English as a required language for programmers?

This is unexpected. It’s worth discussion though. Scott Hanselman wrote a post titled Using Crowdsourcing for Expanding Localization of Products which is a very interesting discussion of issues around human v. machine translation of software documentation. This is a huge issue for many international companies. In fact writing software in a way to make messages more easy to internationalize is a worthy topic of discussion in any computer science program. It influences all sorts of design decisions and understanding of different concepts and tools. So far so good. But then the comments get interesting. For example one person says:

I absolutely agree with Erling Paulsen. If you don't know English, you're not a programmer!
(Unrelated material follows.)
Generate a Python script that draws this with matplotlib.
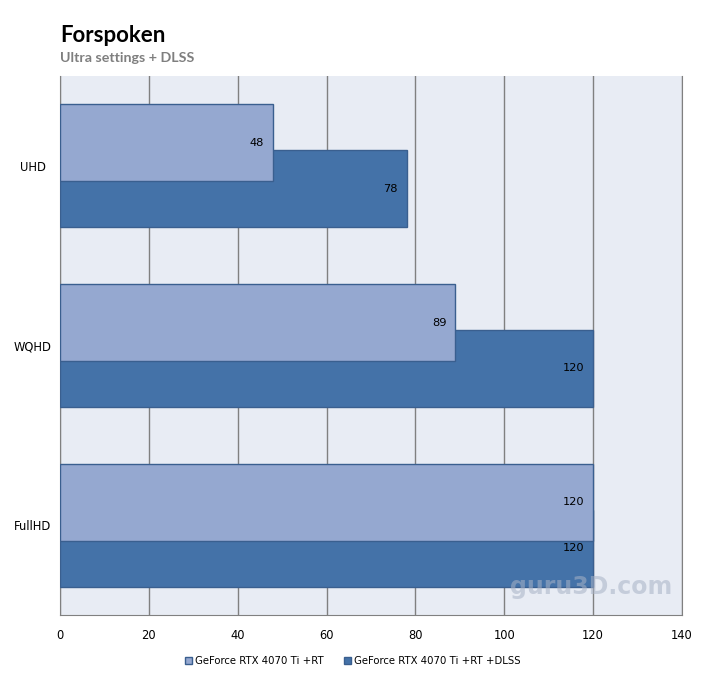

That comment and several of the comments who agree were not made by people whose first language is English. The argument in brief is that most of the documentation is in English and that English is a sort of defacto common language for programming concepts. If you search the internet using your search engine of choice you will often not be able to look up translated error messages with much success. Therefore the argument goes that for many products, especially for programmers, English should be the one language in use. Please go read Scott’s post and the comments there. There should be a lot more since I wrote this post because I wrote it in advance. :-)

Wow! These are all things I as an English only speaker never thought about. I just assumed that people would prefer messages in their native language. I remember my wife working in the NYC office of an Italian company having to call Italy for translations of that company’s computer error messages which were all in Italian. I always assumed that others would prefer to avoid the opposite problem.

So what do you think? What do your students think? In general what do people whose native or first language is not English think about this idea that serious programmers should (must?) learn English?